Второй сценарий будит на Западе демонов «холодной войны». Прошли времена, когда президент Буш уговаривал украинское руководство не рвать жизненных связей с Россией. Принятые в ООН в качестве независимых субъектов международного права, пятнадцать частей прежнего Союза ныне перед Западом как абсолютные носители суверенности. В Москве могут рассуждать об исторических, экономических, психологических и прочих связях, но на Западе уже всякое теоретизирование о «мягком», «ограниченном» суверенитете прежних советских республик вызывает готовность даже с риском для себя указать России на неприемлемость подобного курса, на эвентуальный обрыв российско-западных связей в случае развития этого процесса. Неизбежно в этом случае: кредитное давление; возобновленный КОКОМ; технологическая блокада, культурное отчуждение, если и не гонка вооружений в прежнем масштабе, то восстановление прежних уровней военных бюджетов у тех стран, которые его сократили (США, Британия, Германия).

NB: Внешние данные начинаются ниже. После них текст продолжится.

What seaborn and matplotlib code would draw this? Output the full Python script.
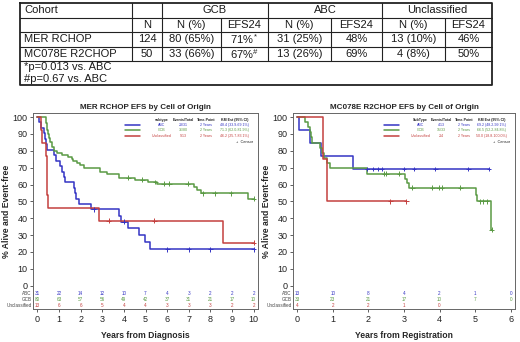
import numpy as np
import pandas as pd
import matplotlib
matplotlib.use("Agg")
import matplotlib.pyplot as plt
import seaborn as sns

sns.set_style("white")
plt.rcParams['font.family'] = ['Liberation Sans', 'DejaVu Sans']
plt.rcParams['mathtext.default'] = 'regular'

# ---- table data ----
cohorts = ["MER RCHOP", "MC078E R2CHOP"]
cohort_n = ["124", "50"]
gcb_n = ["80 (65%)", "33 (66%)"]
gcb_efs = ["71%$^*$", "67%$^\\#$"]
abc_n = ["31 (25%)", "13 (26%)"]
abc_efs = ["48%", "69%"]
unc_n = ["13 (10%)", "4 (8%)"]
unc_efs = ["46%", "50%"]
footnotes = ["*p=0.013 vs. ABC", "#p=0.67 vs. ABC"]

# ---- MER RCHOP curves (years, % event-free) ----
mer_abc_t = [0, 0.06, 0.17, 0.29, 0.37, 0.41, 0.45, 0.79, 0.88, 1.04, 1.15, 1.22, 1.30, 1.69, 1.75, 1.81,
             1.92, 2.50, 3.78, 3.86, 4.20, 4.70, 4.98, 5.23, 10.0]
mer_abc_s = [100, 96.8, 93.5, 90.3, 87.1, 83.9, 80.6, 77.4, 74.2, 71.0, 67.7, 64.5, 61.3, 58.1, 54.8, 51.6,
             48.4, 45.2, 41.6, 37.9, 34.1, 30.3, 26.0, 21.6, 21.6]
mer_abc_c = [2.6, 4.0, 6.0, 7.0, 8.0, 10.0]
mer_gcb_t = [0, 0.40, 0.44, 0.50, 0.55, 0.60, 0.67, 0.79, 0.90, 1.16, 1.44, 1.60, 1.67, 1.83, 1.95, 2.15,
             2.90, 3.20, 3.77, 4.50, 5.10, 5.55, 7.25, 7.40, 7.55, 9.73, 10.0]
mer_gcb_s = [100, 96.3, 92.5, 90.0, 87.5, 85.0, 82.5, 80.0, 78.8, 77.5, 76.3, 75.0, 73.8, 72.5, 71.3, 70.0,
             67.5, 66.2, 64.0, 62.8, 61.5, 60.6, 58.7, 56.8, 54.8, 51.6, 51.6]
mer_gcb_c = [4.2, 4.85, 5.45, 5.85, 6.1, 6.95, 7.65, 8.2, 8.95, 10.0]
mer_unc_t = [0, 0.15, 0.22, 0.40, 0.43, 0.45, 0.47, 0.49, 2.85, 8.57, 10.0]
mer_unc_s = [100, 92.3, 84.6, 76.9, 69.2, 61.5, 53.8, 46.2, 38.5, 25.6, 25.6]
mer_unc_c = [3.3, 5.4, 10.0]

# ---- MC078E R2CHOP curves ----
mc_abc_t = [0, 0.04, 0.37, 0.67, 1.58, 5.39]
mc_abc_s = [100, 92.3, 84.6, 76.9, 69.2, 69.2]
mc_abc_c = [1.97, 2.14, 2.28, 2.37, 3.0, 3.28, 3.88, 4.81, 5.39]
mc_gcb_t = [0, 0.22, 0.30, 0.35, 0.38, 0.42, 0.63, 0.70, 0.74, 0.83, 0.93, 1.95, 3.04, 3.09, 3.14,
            5.02, 5.06, 5.45, 5.47]
mc_gcb_s = [100, 97.0, 93.9, 90.9, 87.9, 84.8, 81.8, 78.8, 75.8, 72.7, 69.7, 66.5, 63.3, 61.0, 58.2,
            54.0, 50.0, 33.3, 33.3]
mc_gcb_c = [2.44, 2.5, 2.86, 3.23, 3.79, 3.97, 4.07, 4.58, 5.14, 5.23, 5.33, 5.47]
mc_unc_t = [0, 0.73, 0.84, 3.07]
mc_unc_s = [100, 75.0, 50.0, 50.0]
mc_unc_c = [2.62, 3.07]

# ---- numbers at risk ----
mer_risk_years = list(range(11))
mer_risk_abc = [31, 22, 14, 12, 10, 7, 4, 3, 2, 2, 2]
mer_risk_gcb = [80, 63, 57, 56, 49, 42, 37, 31, 21, 17, 10]
mer_risk_unc = [13, 6, 6, 5, 4, 4, 3, 3, 3, 2, 2]
mc_risk_years = list(range(7))
mc_risk_abc = [13, 10, 8, 4, 2, 1, 0]
mc_risk_gcb = [33, 23, 21, 17, 10, 7, 0]
mc_risk_unc = [4, 2, 2, 1, 0, None, None]

# ---- legend text ----
mer_leg = [["ABC", "23/31", "2 Years", "48.4 (33.9-69.1%)"],
           ["GCB", "36/80", "2 Years", "71.3 (62.0-81.9%)"],
           ["Unclassified", "9/13", "2 Years", "46.2 (25.7-83.1%)"]]
mc_leg = [["ABC", "4/13", "2 Years", "69.2 (48.2-99.1%)"],
          ["GCB", "15/33", "2 Years", "66.5 (52.2-84.8%)"],
          ["Unclassified", "2/4", "2 Years", "50.0 (18.8-100.0%)"]]

subtypes = ["ABC", "GCB", "Unclassified"]
pal = {"ABC": "#3434c4", "GCB": "#5a9a44", "Unclassified": "#c4403e"}
grey = "#444444"

fig = plt.figure(figsize=(5.2, 3.42), dpi=100)

# ---------- table ----------
tax = fig.add_axes([0, 1 - 88 / 342, 1, 88 / 342])
tax.set_xlim(0, 520)
tax.set_ylim(88, 0)
tax.axis("off")
xe = [20, 132, 162, 221, 268, 331, 382, 445, 492]
ye = [3, 17.5, 32, 46.5, 61, 85]
lc = "#222222"
tax.plot([xe[0], xe[-1], xe[-1], xe[0], xe[0]], [ye[0], ye[0], ye[-1], ye[-1], ye[0]], color=lc, lw=1.3)
for y in ye[1:-1]:
    tax.plot([xe[0], xe[-1]], [y, y], color=lc, lw=0.8)
for x in [xe[1], xe[2], xe[4], xe[6]]:
    tax.plot([x, x], [ye[0], ye[4]], color=lc, lw=0.8)
for x in [xe[3], xe[5], xe[7]]:
    tax.plot([x, x], [ye[1], ye[4]], color=lc, lw=0.8)

fs = 8
tc = "#1a1a1a"
def mid(i, j):
    return (xe[i] + xe[j]) / 2
tax.text(24, (ye[0] + ye[1]) / 2, "Cohort", fontsize=fs, va="center", color=tc)
for i, name in enumerate(["GCB", "ABC", "Unclassified"]):
    tax.text(mid(2 + 2 * i, 4 + 2 * i), (ye[0] + ye[1]) / 2, name, fontsize=fs, ha="center",
             va="center", color=tc)
for i, name in enumerate(["N", "N (%)", "EFS24", "N (%)", "EFS24", "N (%)", "EFS24"]):
    tax.text(mid(1 + i, 2 + i), (ye[1] + ye[2]) / 2, name, fontsize=fs, ha="center", va="center", color=tc)
for r in range(2):
    yc = (ye[2 + r] + ye[3 + r]) / 2
    tax.text(24, yc, cohorts[r], fontsize=fs, va="center", color=tc)
    vals = [cohort_n[r], gcb_n[r], gcb_efs[r], abc_n[r], abc_efs[r], unc_n[r], unc_efs[r]]
    for i, v in enumerate(vals):
        tax.text(mid(1 + i, 2 + i), yc, v, fontsize=fs, ha="center", va="center", color=tc)
tax.text(24, 67, footnotes[0], fontsize=fs, va="center", color=tc)
tax.text(24, 79, footnotes[1], fontsize=fs, va="center", color=tc)


def step_value(t, s, c):
    idx = np.searchsorted(t, c, side="right") - 1
    return np.array(s)[idx]


def km_panel(ax, curves, risk_years, risks, leg_rows, leg_head, xmax, title, xlabel):
    frames, cframes = [], []
    for name, (t, s, c) in zip(subtypes, curves):
        frames.append(pd.DataFrame({"years": t, "pct": s, "subtype": name}))
        cframes.append(pd.DataFrame({"years": c, "pct": step_value(t, s, c), "subtype": name}))
    df = pd.concat(frames, ignore_index=True)
    cdf = pd.concat(cframes, ignore_index=True)
    sns.lineplot(data=df, x="years", y="pct", hue="subtype", palette=pal, estimator=None,
                 drawstyle="steps-post", lw=1.1, legend=False, ax=ax)
    sns.scatterplot(data=cdf, x="years", y="pct", hue="subtype", palette=pal, marker="+",
                    s=12, linewidth=0.7, legend=False, ax=ax, zorder=4)
    ax.set_xlim(-0.02 * xmax, xmax * 1.02)
    ax.set_ylim(-13.8, 102.4)
    ax.set_yticks(range(0, 101, 10))
    ax.set_xticks(range(0, xmax + 1))
    ax.tick_params(axis="both", labelsize=6.5, length=2.5, width=0.6, color=grey,
                   labelcolor="#222222", pad=1.5, direction="out", left=True, bottom=True)
    for sp in ax.spines.values():
        sp.set_color("#666666")
        sp.set_linewidth(0.7)
    ax.set_title(title, fontsize=5.8, fontweight="bold", pad=3)
    ax.set_xlabel(xlabel, fontsize=6.2, fontweight="bold", labelpad=5)
    ax.set_ylabel("% Alive and Event-free", fontsize=6.2, fontweight="bold", labelpad=1)
    # numbers at risk
    for k, (name, row) in enumerate(zip(subtypes, risks)):
        yv = -4.7 - 3.6 * k
        ax.text(-0.025 * xmax, yv, name, fontsize=3.3, color=grey, ha="right", va="center")
        for x, n in zip(risk_years, row):
            if n is not None:
                ax.text(x, yv, str(n), fontsize=3.3, color=pal[name], ha="center", va="center")
    # legend
    tr = ax.transAxes
    hy = 0.966
    cols = [0.573, 0.668, 0.77, 0.895]
    for x, h in zip(cols, leg_head):
        ax.text(x, hy, h, fontsize=2.6, fontweight="bold", color="#222222", ha="center",
                va="center", transform=tr)
    for k, (name, row) in enumerate(zip(subtypes, leg_rows)):
        yy = 0.939 - 0.028 * k
        ax.plot([0.409, 0.476], [yy, yy], color=pal[name], lw=1.1, transform=tr)
        for x, v in zip(cols, row):
            ax.text(x, yy, v, fontsize=2.6, color=pal[name], ha="center", va="center", transform=tr)
    ax.text(0.978, 0.854, "+  Censor", fontsize=2.8, color="#222222", ha="right", va="center",
            transform=tr)


ax1 = fig.add_axes([33 / 520, 33 / 342, 225 / 520, 196 / 342])
km_panel(ax1,
         [(mer_abc_t, mer_abc_s, mer_abc_c), (mer_gcb_t, mer_gcb_s, mer_gcb_c),
          (mer_unc_t, mer_unc_s, mer_unc_c)],
         mer_risk_years, [mer_risk_abc, mer_risk_gcb, mer_risk_unc], mer_leg,
         ["subtype", "Events/Total", "Time-Point", "KM Est (95% CI)"], 10,
         "MER RCHOP EFS by Cell of Origin", "Years from Diagnosis")

ax2 = fig.add_axes([293 / 520, 33 / 342, 222 / 520, 196 / 342])
km_panel(ax2,
         [(mc_abc_t, mc_abc_s, mc_abc_c), (mc_gcb_t, mc_gcb_s, mc_gcb_c),
          (mc_unc_t, mc_unc_s, mc_unc_c)],
         mc_risk_years, [mc_risk_abc, mc_risk_gcb, mc_risk_unc], mc_leg,
         ["SubType", "Events/Total", "Time-Point", "KM Est (95% CI)"], 6,
         "MC078E R2CHOP EFS by Cell of Origin", "Years from Registration")

fig.savefig("out.png", dpi=100)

Более опасным, чем эти («привычные») меры и рычаги, будет новое в западно-российских отношениях: помощь националистической оппозиции во всех частях прежнего союза. В конкретной плоскости Украина получит первостепенный приоритет. Это будет означать помощь Львову и Киеву против Харькова и Симферополя.

Короче говоря, во втором сценарии новое издание «холодной войны» выступает как очень вероятный оборот событий, или реалистический вариант реакции Запада на восстановление восточноевропейского центра силы.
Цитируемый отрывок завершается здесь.